With respect to the topic on data consideration, one ISSB member suggested the staff to consider providing an exemption to entities regarding disclosure stemming from transactions in which a structured entity is involved. The Chair commented that there is not much substance in the notion of “scope 3 of scope 3” and that in his experience most of the funding from financial institutions to a counterparty ends up in scope 3 of that counterparty and not in scope 1 or scope 2. Accordingly, it is not compelling for him that financial institutions would only look at scope 1 and scope 2 of their couterparty. While another ISSB member agreed with the Chair’s comments from a conceptual standapoint, he suggested that the ISSB should be aware of practical challenges in providing “scope 3 of scope 3” information with high quality. The Vice-Chair suggested that when the ISSB redeliberates, it would be helpful for the ISSB to consider the issue from a conceptual standpoint separately from a practical standpoint.

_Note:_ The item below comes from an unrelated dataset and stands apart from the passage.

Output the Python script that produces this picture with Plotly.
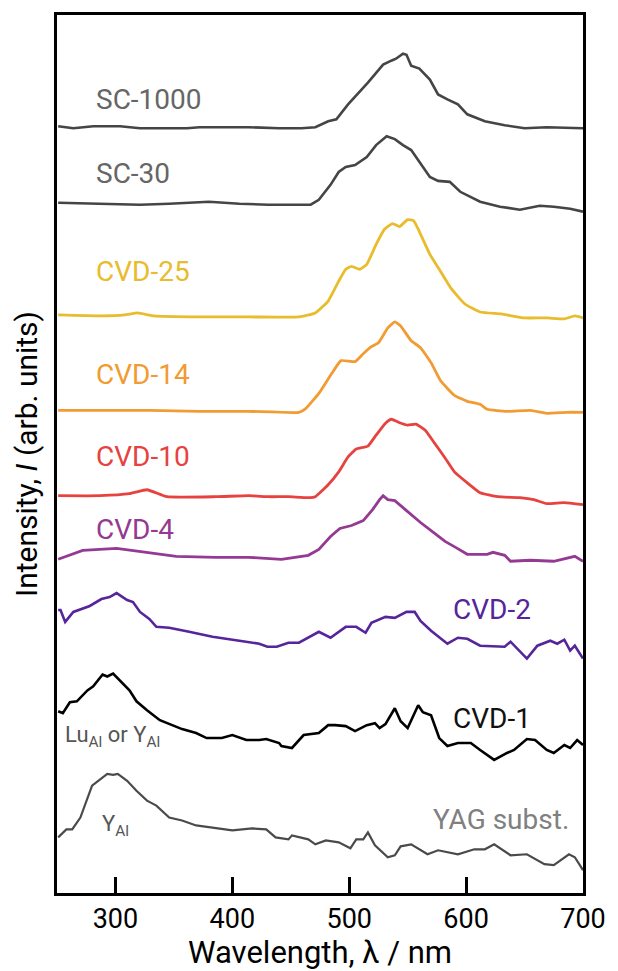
import plotly.graph_objects as go

# Photoluminescence spectra, stacked with vertical offsets (arb. units)
sc1000_wl = [251, 264, 281, 304, 321, 342, 361, 372, 389, 414, 440, 459, 471, 482, 489, 499, 516, 529, 536, 540, 546, 549, 553, 560, 569, 576, 584, 593, 601, 616, 633, 650, 669, 697, 700]
sc1000_int = [772, 770, 772, 772, 770, 770, 770, 771, 771, 771, 770, 770, 771, 777, 779, 794, 816, 834, 838, 840, 845, 844, 833, 830, 819, 804, 799, 794, 784, 777, 773, 770, 771, 770, 770]

sc30_wl = [251, 287, 321, 346, 380, 406, 431, 457, 467, 474, 484, 491, 497, 505, 515, 523, 532, 539, 546, 553, 561, 569, 576, 586, 595, 612, 629, 646, 663, 675, 689, 700]
sc30_int = [695, 694, 693, 694, 696, 694, 693, 693, 693, 698, 713, 726, 731, 733, 741, 753, 762, 759, 753, 748, 734, 721, 717, 716, 706, 696, 691, 688, 692, 691, 689, 686]

cvd25_wl = [251, 287, 308, 319, 333, 372, 414, 457, 471, 482, 491, 497, 502, 509, 515, 523, 530, 537, 543, 550, 555, 560, 569, 577, 587, 599, 612, 630, 650, 669, 684, 693, 700]
cvd25_int = [582, 581, 582, 584, 581, 580, 580, 580, 584, 596, 616, 628, 631, 628, 633, 653, 668, 674, 671, 678, 677, 666, 643, 628, 609, 593, 585, 583, 579, 579, 578, 581, 579]

cvd14_wl = [251, 287, 329, 372, 414, 457, 463, 474, 485, 493, 505, 512, 519, 525, 533, 539, 544, 553, 561, 570, 578, 590, 601, 612, 618, 635, 655, 669, 686, 700]
cvd14_int = [486, 486, 486, 485, 485, 484, 488, 503, 523, 536, 535, 543, 550, 554, 569, 575, 571, 556, 549, 534, 516, 501, 495, 492, 487, 485, 486, 483, 484, 484]

cvd10_wl = [251, 287, 312, 327, 344, 386, 414, 431, 448, 465, 471, 482, 491, 499, 506, 516, 523, 531, 536, 542, 550, 557, 565, 573, 582, 590, 601, 612, 627, 646, 658, 669, 684, 700]
cvd10_int = [400, 400, 402, 406, 399, 399, 400, 399, 399, 398, 399, 411, 424, 439, 447, 450, 461, 473, 477, 474, 471, 472, 466, 453, 438, 424, 413, 403, 399, 398, 396, 392, 393, 391]

cvd4_wl = [251, 272, 301, 329, 352, 386, 414, 442, 465, 474, 484, 492, 502, 512, 520, 526, 529, 533, 539, 548, 555, 561, 572, 582, 591, 601, 618, 623, 633, 638, 655, 675, 693, 700]
cvd4_int = [336, 345, 347, 343, 339, 338, 338, 336, 340, 346, 359, 367, 370, 375, 386, 396, 400, 396, 395, 386, 379, 373, 363, 354, 348, 341, 341, 343, 340, 334, 335, 334, 339, 334]

cvd2_wl = [251, 253, 257, 264, 278, 288, 295, 301, 310, 315, 321, 329, 335, 346, 363, 383, 406, 423, 430, 438, 448, 457, 474, 484, 497, 506, 514, 519, 531, 539, 549, 556, 561, 570, 584, 593, 601, 612, 633, 638, 652, 661, 672, 678, 684, 689, 693, 700]
cvd2_int = [285, 285, 273, 283, 289, 296, 298, 302, 295, 293, 283, 276, 268, 267, 263, 258, 254, 251, 248, 248, 252, 252, 263, 257, 268, 268, 262, 272, 278, 277, 283, 283, 274, 264, 251, 257, 256, 249, 248, 253, 236, 249, 254, 251, 255, 244, 249, 236]

cvd1_wl = [251, 255, 261, 267, 276, 281, 289, 293, 298, 305, 312, 318, 327, 338, 349, 357, 369, 378, 391, 400, 412, 423, 429, 440, 442, 451, 461, 474, 482, 488, 497, 505, 515, 522, 526, 531, 539, 544, 550, 559, 563, 570, 577, 584, 593, 604, 612, 624, 635, 641, 652, 659, 669, 675, 684, 689, 695, 700]
cvd1_int = [183, 181, 192, 193, 204, 208, 220, 218, 221, 213, 204, 193, 184, 174, 169, 165, 161, 156, 156, 159, 154, 154, 155, 151, 148, 146, 159, 161, 169, 169, 168, 163, 169, 171, 166, 170, 186, 173, 166, 189, 182, 179, 156, 148, 151, 151, 144, 134, 141, 144, 155, 154, 144, 141, 149, 146, 154, 149]

yag_wl = [251, 258, 263, 270, 280, 285, 293, 298, 302, 310, 318, 327, 335, 346, 357, 369, 383, 400, 417, 429, 437, 448, 451, 465, 471, 480, 491, 501, 506, 512, 516, 522, 533, 539, 544, 553, 567, 576, 593, 607, 616, 624, 638, 652, 667, 675, 688, 693, 700]
yag_int = [56, 64, 64, 76, 108, 113, 120, 119, 120, 113, 103, 93, 88, 76, 73, 68, 66, 63, 65, 64, 56, 54, 58, 54, 49, 53, 51, 45, 54, 54, 61, 48, 36, 38, 47, 49, 39, 43, 39, 44, 44, 49, 38, 39, 29, 28, 39, 36, 23]

# name, wavelengths, intensities, colour, width, smooth curve?
series = [
    ("SC-1000", sc1000_wl, sc1000_int, "#454545", 2.6, False),
    ("SC-30", sc30_wl, sc30_int, "#454545", 2.6, False),
    ("CVD-25", cvd25_wl, cvd25_int, "#E8BC2C", 2.8, True),
    ("CVD-14", cvd14_wl, cvd14_int, "#F29B32", 2.8, True),
    ("CVD-10", cvd10_wl, cvd10_int, "#E6423F", 2.8, True),
    ("CVD-4", cvd4_wl, cvd4_int, "#943A92", 2.8, False),
    ("CVD-2", cvd2_wl, cvd2_int, "#56259B", 2.6, False),
    ("CVD-1", cvd1_wl, cvd1_int, "#000000", 2.6, False),
    ("YAG subst.", yag_wl, yag_int, "#4a4a4a", 2.2, False),
]

# label text, anchor wavelength, anchor intensity, colour
labels = [
    ("SC-1000", 282, 799, "#666666"),
    ("SC-30", 282, 724, "#666666"),
    ("CVD-25", 282, 626, "#E8BC2C"),
    ("CVD-14", 282, 522, "#F29B32"),
    ("CVD-10", 282, 439, "#E6423F"),
    ("CVD-4", 282, 366, "#943A92"),
    ("CVD-2", 587, 285, "#56259B"),
    ("CVD-1", 587, 176, "#111111"),
    ("YAG subst.", 570, 74, "#808080"),
]

fig = go.Figure()
for name, wl, inten, color, lw, smooth in series:
    line = dict(color=color, width=lw)
    if smooth:
        line.update(shape="spline", smoothing=0.4)
    fig.add_trace(go.Scatter(x=wl, y=inten, mode="lines", name=name, line=line,
                             showlegend=False, hoverinfo="skip"))

for text, lx, ly, color in labels:
    fig.add_annotation(x=lx, y=ly, text=text, showarrow=False, xanchor="left", yanchor="middle",
                       font=dict(family="Roboto", size=28, color=color))

fig.add_annotation(x=255, y=158, text="Lu<sub>Al</sub> or Y<sub>Al</sub>", showarrow=False,
                   xanchor="left", yanchor="middle", font=dict(family="Roboto", size=22, color="#555555"))
fig.add_annotation(x=287, y=68, text="Y<sub>Al</sub>", showarrow=False,
                   xanchor="left", yanchor="middle", font=dict(family="Roboto", size=22, color="#555555"))

fig.update_layout(
    width=618, height=971,
    margin=dict(l=57, r=32, t=12, b=75),
    paper_bgcolor="white", plot_bgcolor="white",
    font=dict(family="Roboto", color="black"),
)
fig.update_xaxes(
    range=[250, 700], tickvals=[300, 400, 500, 600, 700],
    ticks="inside", ticklen=16, tickwidth=2.5, tickcolor="black",
    showline=True, linewidth=3, linecolor="black", mirror=True,
    showgrid=False, zeroline=False,
    tickfont=dict(family="Roboto", size=27, color="black"),
    title=dict(text="Wavelength, λ / nm", font=dict(family="Roboto", size=31, color="black"), standoff=2),
)
fig.update_yaxes(
    range=[0, 884], showticklabels=False, ticks="",
    showline=True, linewidth=3, linecolor="black", mirror=True,
    showgrid=False, zeroline=False,
    title=dict(text="Intensity, <i>I</i> (arb. units)", font=dict(family="Roboto", size=30, color="black"), standoff=8),
)

fig.write_html("out.html")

With regard to the topic on complexity, one ISSB member noted responses relating to proposals on facilitated emissions and derivatives were similar, in a sense that calculating methodologies related to these are too nascent, but that the staff took a different stance in terms of its proposed actions towards these concerns. The staff explained that the staff had observed that banks disclosed information relating to facilitated emissions now and that this topic came up often during the consultation process whereas with regard to derivatives many industry bodies the staff reached out to said that it was too early. The Vice-Chair suggested when the ISSB considers a way forward for derivatives, it should not be based on whether the disclosure practice around derivatives is new or not, and instead it should be based on what information would be useful regarding derivatives keeping in mind the two aspects of transition risks she mentioned at the beginning of the discussion.

No decisions were made at this meeting.